# Winlite (XP 64bit)



## Th0rn0 (May 4, 2009)

So I have just installed winlite. It is a barebones version of windows XP 64bit. And I tell you, it flys! Its insanely fast. It added a extra 1000 points to my 3dmark06 score from my Vista bench.

Although I have one problem. Well two but anyway...

In the command prompt, command commands like ping and ipconfig do not work. It says ''ping' is not recognized as an internal or external command, operable prgram or batch file.'

Thoughts? As I really need these commands.

The other problem is also that I cant change my login from user_01 to Th0rn0. But that aint a problem really


----------



## alexp999 (May 4, 2009)

You have installed Winlite, i.e they have taken tons of stuff out of it. Which obviously includes the ping and ipconfig commands.

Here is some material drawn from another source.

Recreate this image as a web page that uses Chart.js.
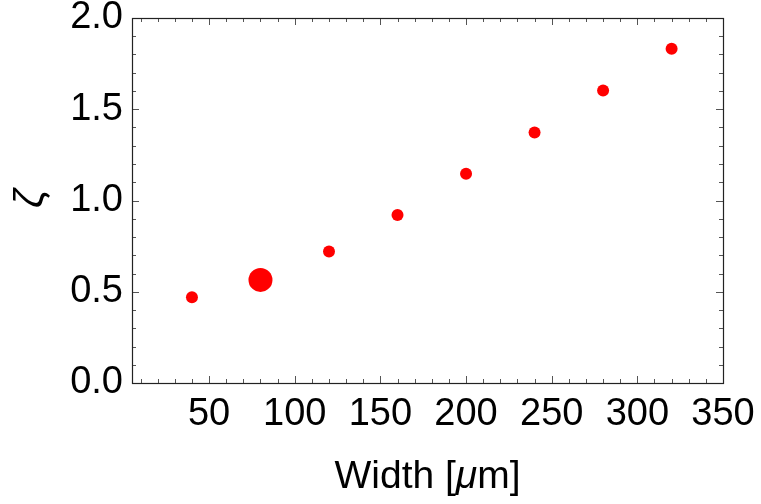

I have had nothing but trouble with "lite" builds.


----------



## Th0rn0 (May 4, 2009)

I didn't make it. I was jsut wondering if there was anyway of getting them back with DLLs or whatever.

And I'm actually liking winlite. It actually stable and works rather well. Of course this is not my prenament OS. Waiting on a decent cersion of W7.


----------



## alexp999 (May 4, 2009)

Decent version of Windows 7? They have all been decent since 7000 IMO. 7100 is the best tho 

Feels like a finished OS to me. You might be able to get hold of the exes responsbile for those commands if you are lucky


----------



## Deleted member 3 (May 4, 2009)

They are executables. They're located in system32. 
As for it actually being stable, I highly doubt a normal installation is less stable.


----------